Médecine libérale en démocratie

Déclarer l’effet indésirable d’un médicament au centre de pharmacovigilance est certainement une manœuvre sournoise contre l’industrie pharmaceutique. De la même façon qu’accuser un membre du clan Le Pen de propos racistes, d’emplois fictifs ou de détournement d’argent ne peut relever que de basses manœuvres politiques. Demander le déremboursement d’un médicament inutile est de la pharmacophobie, exactement comme expulser un musulman qui n’a pas payé son loyer est de l’islamophobie. Oser dire qu’un médicament est dangereux est du radicalisme anti big-pharma, exactement comme condamner Israël pour ses frappes sur le Liban est de l’antisémitisme.

Refuser du cannabis à une femme pour traiter les nausées du premier trimestre de grossesse est tyrannique et lui conseiller vivement l’allaitement maternel est machiste. Dire à une femme de se dévêtir pour un examen clinique est un conformisme clinique désuet et lui proposer un frottis vaginal est assimilable à du harcèlement sexuel. Demander à une femme d’enlever son voile relève d’un laïcité obtuse, comme lui dire que son CV ne convient pas au poste recherché relève du sexisme.

S’intéresser à la dermatologie sur peau noire est aussi raciste que mettre en garde à vue un dealer noir. Se passionner pour la génétique des populations est du fascisme. S’en désintéresser est un mépris pour les minorités.

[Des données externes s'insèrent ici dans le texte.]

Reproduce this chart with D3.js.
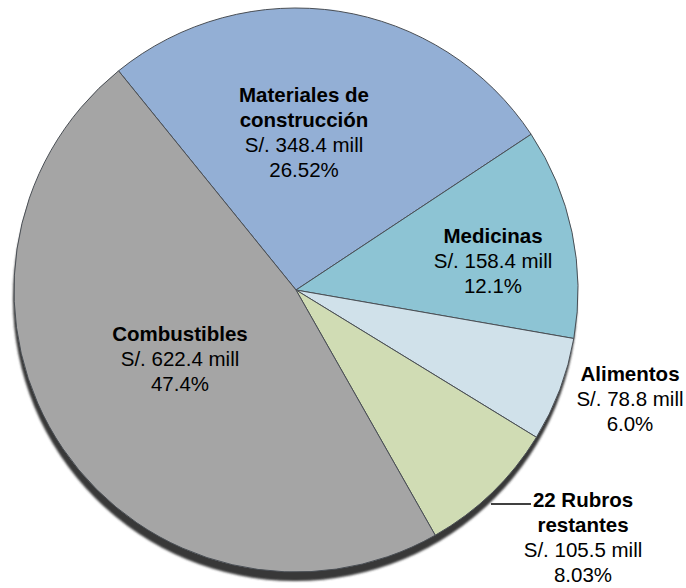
<!DOCTYPE html>
<html>
  <head>
    <meta charset="utf-8">
    <title>Pie</title>
    <script src="https://d3js.org/d3.v7.min.js"></script>
    <style>
      body { margin: 0; background: #fff; }
      #chart text { font-family: "Liberation Sans", Arial, sans-serif; font-size: 20.5px; fill: #000; text-anchor: middle; }
      #chart .name { font-weight: bold; }
    </style>
  </head>
  <body>
    <svg id="chart"></svg>
    <script>
      // data
      var categories = ["Materiales de construcción", "Medicinas", "Alimentos", "22 Rubros restantes", "Combustibles"];
      var values = [348.4, 158.4, 78.8, 105.5, 622.4];
      var pctLabels = ["26.52%", "12.1%", "6.0%", "8.03%", "47.4%"];
      var nameLines = [["Materiales de", "construcción"], ["Medicinas"], ["Alimentos"], ["22 Rubros", "restantes"], ["Combustibles"]];
      var colors = ["#93afd5", "#8dc4d4", "#d0e1ea", "#d0dcb4", "#a5a5a5"];

      var width = 686, height = 588;
      var cx = 296, cy = 290, r = 282;

      // label anchors (x, baseline of first line)
      var labelPos = [[304, 102], [493, 243], [630, 381], [583, 507], [180, 341]];

      var svg = d3.select("#chart")
          .attr("width", width)
          .attr("height", height);

      var defs = svg.append("defs");
      defs.append("filter").attr("id", "blur")
        .append("feGaussianBlur").attr("stdDeviation", 0.8);

      var g = svg.append("g").attr("transform", "translate(" + cx + "," + cy + ")");

      // shadow
      g.append("circle")
          .attr("cx", -1).attr("cy", 9).attr("r", r)
          .attr("fill", "#383838")
          .attr("filter", "url(#blur)");

      var pie = d3.pie().sort(null)
          .startAngle(-39 * Math.PI / 180)
          .endAngle(321 * Math.PI / 180);
      var arc = d3.arc().innerRadius(0).outerRadius(r);

      g.selectAll("path.slice")
          .data(pie(values))
          .enter().append("path")
          .attr("class", "slice")
          .attr("d", arc)
          .attr("fill", function(d, i) { return colors[i]; })
          .attr("stroke", "#4a4f55")
          .attr("stroke-width", 1);

      // leader line for 22 Rubros
      svg.append("line")
          .attr("x1", 491).attr("y1", 504)
          .attr("x2", 531).attr("y2", 504)
          .attr("stroke", "#000").attr("stroke-width", 1.3);

      var lineH = 25;
      var labels = svg.selectAll("g.lab")
          .data(categories)
          .enter().append("g")
          .attr("class", "lab");

      labels.each(function(d, i) {
        var el = d3.select(this);
        var x = labelPos[i][0], y = labelPos[i][1];
        var lines = nameLines[i];
        lines.forEach(function(t, k) {
          el.append("text").attr("class", "name").attr("x", x).attr("y", y + k * lineH).text(t);
        });
        var n = lines.length;
        el.append("text").attr("x", x).attr("y", y + n * lineH)
          .text("S/. " + values[i].toFixed(1) + " mill");
        el.append("text").attr("x", x).attr("y", y + (n + 1) * lineH)
          .text(pctLabels[i]);
      });
    </script>
  </body>
</html>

Un praticien qui met en doute l’efficacité des dépistages médicaux est un obscurantiste. Lorsqu’il s’interroge sur la télémédecine, le transhumanisme et l’intelligence artificielle, il révèle un archaïsme saugrenu, et lorsqu’il en fait la promotion, c’est qu’il s’est béatement inféodé aux GAFAM.

Refuser une chirurgie de réassignation sexuelle à un adolescent de 16 ans est transphobe, comme avoir des réserves sur la GPA est homophobe.

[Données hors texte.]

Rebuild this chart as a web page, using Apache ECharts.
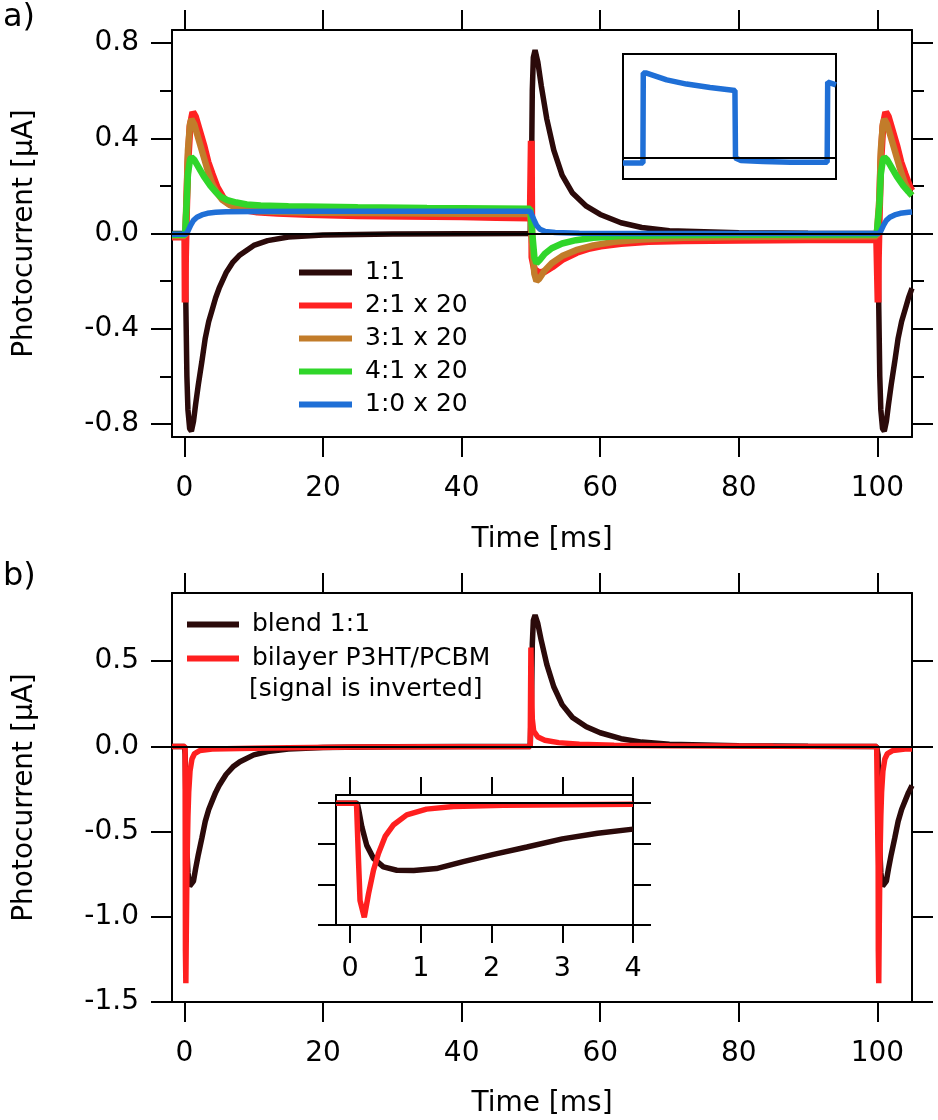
<!DOCTYPE html>
<html><head><meta charset="utf-8">
<script src="https://cdn.jsdelivr.net/npm/echarts@6/dist/echarts.min.js"></script>
<style>html,body{margin:0;padding:0;background:#fff}#c{width:938px;height:1120px}</style>
</head><body><div id="c"></div>
<script>
// ---------- tick / label values ----------
const xTicks = [0, 20, 40, 60, 80, 100];
const yTicksA = [-0.8, -0.4, 0, 0.4, 0.8];
const yMinorA = [-0.6, -0.2, 0.2, 0.6];
const yTicksB = [-1.5, -1, -0.5, 0, 0.5];
const xTicksIn = [0, 1, 2, 3, 4];
const yTicksIn = [-1.5, -1, -0.5, 0];

const namesA = ['1:1', '2:1 x 20', '3:1 x 20', '4:1 x 20', '1:0 x 20'];
const namesB = ['blend 1:1', 'bilayer P3HT/PCBM'];

// panel a, 1:1 (also "blend 1:1" in panel b): time [ms] / photocurrent [uA]
const t11 = [-1.8,0,0.1,0.2,0.35,0.5,0.75,1.0,1.3,1.6,2.0,2.5,3.0,3.5,4.0,4.5,5.0,6,7,8,10,12,15,20,30,40,49.9,
  50,50.1,50.2,50.35,50.6,51,51.5,52.3,53.3,54.5,56,58,60,63,66,70,80,90,99.9,
  100,100.1,100.2,100.35,100.5,100.75,101,101.3,101.6,102,102.5,103,103.5,104,104.5,105];
const v11 = [0,0,-0.05,-0.3,-0.6,-0.74,-0.82,-0.83,-0.79,-0.72,-0.635,-0.54,-0.44,-0.37,-0.32,-0.27,-0.23,-0.165,-0.12,-0.09,-0.05,-0.03,-0.015,-0.006,-0.002,-0.001,0,
  0,0.3,0.6,0.74,0.77,0.72,0.62,0.48,0.35,0.245,0.17,0.115,0.08,0.045,0.025,0.012,0.003,0.001,0,
  0,-0.05,-0.3,-0.6,-0.74,-0.82,-0.83,-0.79,-0.72,-0.635,-0.54,-0.44,-0.37,-0.32,-0.27,-0.23];
// 2:1 x 20
const t21 = [-1.8,0.05,0.1,0.15,0.3,0.5,0.8,1.2,1.6,2.2,2.8,3.4,4.0,4.7,5.5,6.2,7.5,8.6,10.5,13.4,18,25,32,40,45,49.9,
  50.0,50.05,50.15,50.5,51.2,52.0,53.1,54.5,56.6,58.5,60.1,63,67,72,80,90,99.9,
  100.05,100.1,100.15,100.3,100.5,100.8,101.2,101.6,102.2,102.8,103.4,104.0,104.7,105];
const v21 = [-0.015,-0.015,-0.29,-0.1,0.1,0.3,0.45,0.51,0.49,0.43,0.37,0.3,0.25,0.195,0.155,0.13,0.11,0.1,0.09,0.085,0.08,0.075,0.072,0.07,0.067,0.065,
  0.065,0.39,-0.1,-0.15,-0.165,-0.16,-0.14,-0.11,-0.08,-0.062,-0.053,-0.042,-0.034,-0.03,-0.028,-0.026,-0.025,
  -0.025,-0.29,-0.1,0.1,0.3,0.45,0.51,0.49,0.43,0.37,0.3,0.25,0.195,0.18];
// 3:1 x 20
const t31 = [-1.8,0.1,0.3,0.5,0.8,1.0,1.4,2.0,2.8,3.4,4.0,4.7,5.5,6.5,8,10,14,20,30,40,49.9,
  50.0,50.2,50.5,50.8,51.2,52,53,54.5,56.5,59,62,66,72,80,90,99.9,
  100.1,100.3,100.5,100.8,101.0,101.4,102.0,102.8,103.4,104.0,104.7,105];
const v31 = [-0.01,-0.01,0.15,0.35,0.46,0.48,0.46,0.4,0.32,0.26,0.21,0.17,0.14,0.12,0.105,0.095,0.09,0.087,0.085,0.083,0.082,
  0.082,-0.05,-0.17,-0.2,-0.19,-0.155,-0.125,-0.095,-0.07,-0.05,-0.035,-0.025,-0.018,-0.015,-0.013,-0.012,
  -0.012,0.15,0.35,0.46,0.48,0.46,0.4,0.32,0.26,0.21,0.17,0.16];
// 4:1 x 20
const t41 = [-1.8,0.1,0.3,0.5,0.8,1.0,1.4,2.0,2.8,3.75,4.5,5.2,6.2,7.5,9,11,15,25,35,45,49.9,
  50.0,50.2,50.5,50.8,51.3,52,53,54.5,56.5,59,63,70,80,99.9,
  100.1,100.3,100.5,100.8,101.0,101.4,102.0,102.8,103.75,104.5,105];
const v41 = [-0.005,-0.005,0.12,0.25,0.31,0.32,0.31,0.28,0.24,0.2,0.175,0.155,0.14,0.13,0.122,0.118,0.115,0.11,0.107,0.105,0.104,
  0.104,0.0,-0.1,-0.125,-0.11,-0.085,-0.062,-0.042,-0.028,-0.018,-0.011,-0.007,-0.005,-0.004,
  -0.004,0.12,0.25,0.31,0.32,0.31,0.28,0.24,0.2,0.175,0.16];
// 1:0 x 20
const t10 = [-1.8,0.2,0.5,0.9,1.3,1.8,2.5,3.3,4.5,6,10,20,35,49.9,
  50.1,50.4,50.8,51.3,52,53.5,57,65,80,99.9,
  100.2,100.5,100.9,101.3,101.8,102.5,103.3,104.5,105];
const v10 = [-0.003,-0.003,0.01,0.035,0.055,0.068,0.078,0.085,0.089,0.091,0.092,0.093,0.093,0.093,
  0.085,0.06,0.035,0.018,0.009,0.004,0.001,0,0,0,
  0,0.01,0.035,0.055,0.068,0.078,0.085,0.089,0.09];
// inset of panel a (1:0 trace)
const tInA = [-11,-0.2,0,1.8,12.7,23.5,36.2,49.7,50.0,53,65,80,99.7,100,101,104.5];
const vInA = [-0.006,-0.006,0.1,0.1,0.092,0.087,0.083,0.0795,0.0,-0.003,-0.004,-0.005,-0.005,0.0894,0.0894,0.086];
// panel b: bilayer P3HT/PCBM
const tBi = [-1.8,0.09,0.118,0.14,0.2,0.26,0.33,0.4,0.5,0.61,0.8,1.08,1.46,2.2,3.1,4.0,6,10,15,25,35,49.9,
  50.0,50.08,50.2,50.4,51,52,54,57,62,70,85,99.9,
  100.09,100.118,100.14,100.2,100.26,100.33,100.4,100.5,100.61,100.8,101.08,101.46,102.2,103.1,104,105];
const vBi = [0,0,-0.7,-1.2,-1.39,-1.115,-0.826,-0.62,-0.41,-0.27,-0.145,-0.074,-0.042,-0.025,-0.02,-0.016,-0.014,-0.011,-0.008,-0.004,-0.002,0,
  0.58,0.38,0.16,0.09,0.055,0.036,0.022,0.012,0.006,0.003,0.001,0,
  0,-0.7,-1.2,-1.39,-1.115,-0.826,-0.62,-0.41,-0.27,-0.145,-0.074,-0.042,-0.025,-0.02,-0.016,-0.015];
// inset of panel b (first 4 ms)
const tInBk = [-0.2,0.1,0.12,0.165,0.235,0.33,0.47,0.66,0.9,1.22,1.6,2.03,2.5,3.0,3.5,4.0];
const vInBk = [0,0,-0.08,-0.29,-0.52,-0.68,-0.785,-0.826,-0.83,-0.806,-0.72,-0.63,-0.54,-0.44,-0.37,-0.32];
const tInBr = [-0.2,0.09,0.118,0.14,0.2,0.26,0.33,0.4,0.495,0.61,0.8,1.08,1.46,2.17,3.1,4.0];
const vInBr = [0,0,-0.7,-1.2,-1.405,-1.115,-0.826,-0.62,-0.41,-0.27,-0.145,-0.074,-0.042,-0.025,-0.02,-0.015];

// ---------- build ----------
const FONT = 'DejaVu Sans';
const C = { k: '#2b0a0a', r: '#ff2222', o: '#c27c2a', g: '#30d62a', b: '#1f6fd6', r2: '#ff1f1f' };
const P = (t, v) => t.map((x, i) => [x, v[i]]);
const line = () => ({ color: '#000', width: 2 });
const off = () => ({ show: false });
const tick = (vals, len) => ({ show: true, inside: false, length: len, customValues: vals, lineStyle: line() });
const lbl = (vals, size, margin, fmt) => ({ show: true, customValues: vals, fontFamily: FONT, fontSize: size, color: '#000', margin: margin, formatter: fmt });
const nameStyle = () => ({ fontFamily: FONT, fontSize: 28, color: '#000' });
const ax = (o) => Object.assign({ type: 'value', splitLine: off(), axisLine: { show: true, onZero: false, lineStyle: line() } }, o);
const hiddenLine = () => ({ show: false, onZero: false });

const xAxis = [
  ax({ gridIndex: 0, min: -1.8, max: 105, position: 'bottom', axisTick: tick(xTicks, 20), axisLabel: lbl(xTicks, 28, 38, v => String(v)),
    name: 'Time [ms]', nameLocation: 'middle', nameGap: 89, nameTextStyle: nameStyle() }),
  ax({ gridIndex: 0, min: -1.8, max: 105, position: 'top', axisTick: tick(xTicks, 20), axisLabel: off() }),
  ax({ gridIndex: 1, min: -11, max: 104.5, show: false }),
  ax({ gridIndex: 2, min: -1.8, max: 105, position: 'bottom', axisTick: tick(xTicks, 20), axisLabel: lbl(xTicks, 28, 38, v => String(v)),
    name: 'Time [ms]', nameLocation: 'middle', nameGap: 88, nameTextStyle: nameStyle() }),
  ax({ gridIndex: 2, min: -1.8, max: 105, position: 'top', axisTick: tick(xTicks, 20), axisLabel: off() }),
  ax({ gridIndex: 3, min: -0.2, max: 4, position: 'bottom', axisTick: tick(xTicksIn, 18), axisLabel: lbl(xTicksIn, 27, 30, v => String(v)) }),
  ax({ gridIndex: 3, min: -0.2, max: 4, position: 'top', axisTick: tick(xTicksIn, 18), axisLabel: off() })
];
const yAxis = [
  ax({ gridIndex: 0, min: -0.855, max: 0.855, position: 'left', axisTick: tick(yTicksA, 21), axisLabel: lbl(yTicksA, 28, 33, v => v.toFixed(1)),
    name: 'Photocurrent [µA]', nameLocation: 'middle', nameGap: 133, nameTextStyle: nameStyle() }),
  ax({ gridIndex: 0, min: -0.855, max: 0.855, position: 'right', axisTick: tick(yTicksA, 21), axisLabel: off() }),
  ax({ gridIndex: 0, min: -0.855, max: 0.855, position: 'left', axisLine: hiddenLine(), axisTick: tick(yMinorA, 12), axisLabel: off() }),
  ax({ gridIndex: 0, min: -0.855, max: 0.855, position: 'right', axisLine: hiddenLine(), axisTick: tick(yMinorA, 12), axisLabel: off() }),
  ax({ gridIndex: 1, min: -0.0247, max: 0.1224, show: false }),
  ax({ gridIndex: 2, min: -1.5, max: 0.9, position: 'left', axisTick: tick(yTicksB, 21), axisLabel: lbl(yTicksB, 28, 33, v => v.toFixed(1)),
    name: 'Photocurrent [µA]', nameLocation: 'middle', nameGap: 133, nameTextStyle: nameStyle() }),
  ax({ gridIndex: 2, min: -1.5, max: 0.9, position: 'right', axisTick: tick(yTicksB, 21), axisLabel: off() }),
  ax({ gridIndex: 3, min: -1.5, max: 0.1, position: 'left', axisTick: tick(yTicksIn, 18), axisLabel: off() }),
  ax({ gridIndex: 3, min: -1.5, max: 0.1, position: 'right', axisTick: tick(yTicksIn, 18), axisLabel: off() })
];
const zero = () => ({ markLine: { silent: true, symbol: ['none', 'none'], label: { show: false }, animation: false,
  lineStyle: { color: '#000', width: 2, type: 'solid' }, data: [{ yAxis: 0 }] } });
function S(name, xi, yi, data, color, width, extra) {
  return Object.assign({ type: 'line', name: name, xAxisIndex: xi, yAxisIndex: yi, data: data, color: color,
    showSymbol: false, symbol: 'none', silent: true, animation: false,
    lineStyle: { color: color, width: width } }, extra || {});
}
const series = [
  S('1:1', 0, 0, P(t11, v11), C.k, 5.5, zero()),
  S('2:1 x 20', 0, 0, P(t21, v21), C.r, 7),
  S('3:1 x 20', 0, 0, P(t31, v31), C.o, 6.5),
  S('4:1 x 20', 0, 0, P(t41, v41), C.g, 6.5),
  S('1:0 x 20', 0, 0, P(t10, v10), C.b, 5.5),
  S('inset a', 2, 4, P(tInA, vInA), C.b, 5.5, zero()),
  S('blend 1:1', 3, 5, P(t11, v11), C.k, 5.5, zero()),
  S('bilayer P3HT/PCBM', 3, 5, P(tBi, vBi), C.r2, 5.5),
  S('inset b blend', 5, 7, P(tInBk, vInBk), C.k, 5.5, zero()),
  S('inset b bilayer', 5, 7, P(tInBr, vInBr), C.r2, 5.5)
];
const legendText = () => ({ fontFamily: FONT, fontSize: 25, color: '#000', padding: [0, 0, 0, 8] });

const option = {
  backgroundColor: '#fff',
  animation: false,
  grid: [
    { left: 172, top: 30, width: 740, height: 407, outerBoundsMode: 'none' },
    { left: 623, top: 54, width: 213, height: 125, show: true, borderColor: '#000', borderWidth: 2, backgroundColor: 'transparent', outerBoundsMode: 'none' },
    { left: 172, top: 593, width: 740, height: 409, outerBoundsMode: 'none' },
    { left: 336, top: 795, width: 297, height: 130, outerBoundsMode: 'none' }
  ],
  xAxis: xAxis, yAxis: yAxis,
  legend: [
    { data: namesA, orient: 'vertical', left: 299, top: 260, itemWidth: 53, itemHeight: 6, itemGap: 8, icon: 'rect',
      textStyle: legendText(), padding: 0, selectedMode: false },
    { data: namesB, orient: 'vertical', left: 187, top: 612, itemWidth: 52, itemHeight: 6, itemGap: 9, icon: 'rect',
      textStyle: legendText(), padding: 0, selectedMode: false }
  ],
  graphic: [
    { type: 'text', left: 3, top: 2, style: { text: 'a)', fontFamily: FONT, fontSize: 32, fill: '#000' } },
    { type: 'text', left: 3, top: 561, style: { text: 'b)', fontFamily: FONT, fontSize: 32, fill: '#000' } },
    { type: 'text', left: 249, top: 677, style: { text: '[signal is inverted]', fontFamily: FONT, fontSize: 25, fill: '#000' } }
  ],
  series: series
};

const chart = echarts.init(document.getElementById('c'), null, { renderer: 'canvas', width: 938, height: 1120 });
try { chart.setOption(option); } catch (e) { console.error(e); }
</script></body></html>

Promouvoir la marche à pied s’apparente à une écologie punitive. Minimiser un risque épidémique est de l’inconscience, alors qu’évoquer une maladie environnementale est catastrophiste. Exiger tel vaccin est du fondamentalisme, mettre en doute l’efficacité de tel autre est du complotisme.

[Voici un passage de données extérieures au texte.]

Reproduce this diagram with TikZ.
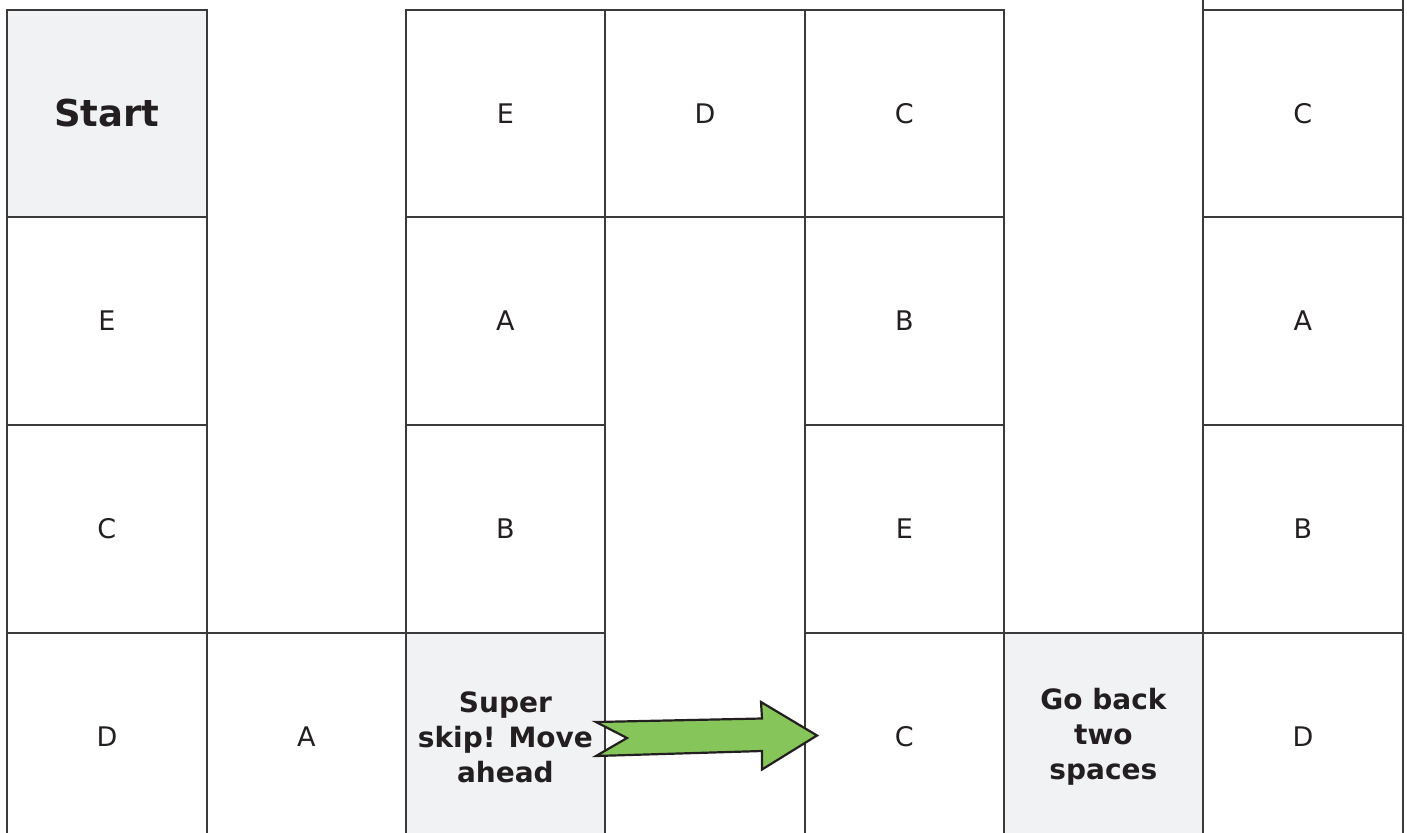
\documentclass[tikz,border=0pt]{standalone}
\usepackage{fontspec}
\setmainfont{DejaVu Sans}
\definecolor{gridline}{RGB}{58,58,58}
\definecolor{txt}{RGB}{35,31,32}
\definecolor{special}{RGB}{241,242,244}
\definecolor{arrowgreen}{RGB}{134,197,90}
\begin{document}
\begin{tikzpicture}[x=1pt,y=-1pt,
  cell/.style={draw=gridline,line width=1.8pt,anchor=north west,minimum width=199pt,minimum height=208pt,inner sep=0pt,text=txt,font=\fontsize{27}{32}\selectfont,align=center},
  wide/.style={minimum width=200pt},
  short/.style={minimum height=207pt},
  specialcell/.style={cell,fill=special,font=\fontsize{28}{35}\selectfont\bfseries},
  startcell/.style={cell,fill=special,font=\fontsize{37}{44}\selectfont\bfseries}]
\useasboundingbox (0,0) rectangle (1407,832);
\clip (0,0) rectangle (1407,832);
% column x: 6, 206, 405, 604, 804, 1003, 1202, 1402
% row y: 9, 216, 424, 632
\node[cell,wide] (top7) at (1202,-199) {};
% row 1
\node[startcell,wide,short] (r1c1) at (6,9) {Start};
\node[cell,short] (r1c3) at (405,9) {E};
\node[cell,wide,short] (r1c4) at (604,9) {D};
\node[cell,short] (r1c5) at (804,9) {C};
\node[cell,wide,short] (r1c7) at (1202,9) {C};
% row 2
\node[cell,wide] (r2c1) at (6,216) {E};
\node[cell] (r2c3) at (405,216) {A};
\node[cell] (r2c5) at (804,216) {B};
\node[cell,wide] (r2c7) at (1202,216) {A};
% row 3
\node[cell,wide] (r3c1) at (6,424) {C};
\node[cell] (r3c3) at (405,424) {B};
\node[cell] (r3c5) at (804,424) {E};
\node[cell,wide] (r3c7) at (1202,424) {B};
% row 4
\node[cell,wide] (r4c1) at (6,632) {D};
\node[cell] (r4c2) at (206,632) {A};
\node[specialcell] (r4c3) at (405,632) {Super\\skip! Move\\ahead};
\node[cell] (r4c5) at (804,632) {C};
\node[specialcell] (r4c6) at (1003,632) {Go back\\two\\spaces};
\node[cell,wide] (r4c7) at (1202,632) {D};
% arrow
\draw[fill=arrowgreen,draw=txt,line width=2.2pt,line join=miter]
  (596,722) -- (762,718.5) -- (761,702) -- (817,735.5) -- (762,769.5) -- (762,751) -- (596,756) -- (627,738) -- cycle;
\end{tikzpicture}
\end{document}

Question subsidiaire : les médecins qui ont eu le courage de refuser une benzodiazépine à quelqu’un qui ne dormait pas ou de la morphine à quelqu’un qui souffrait d’arthrose étaient-ils des prophètes ou des barbares ?

Exercer la médecine générale dans une démocratie libérale est une chance et un honneur. Cela expose néanmoins à de nombreuses et insolites critiques qu’il faut apprendre à relativiser.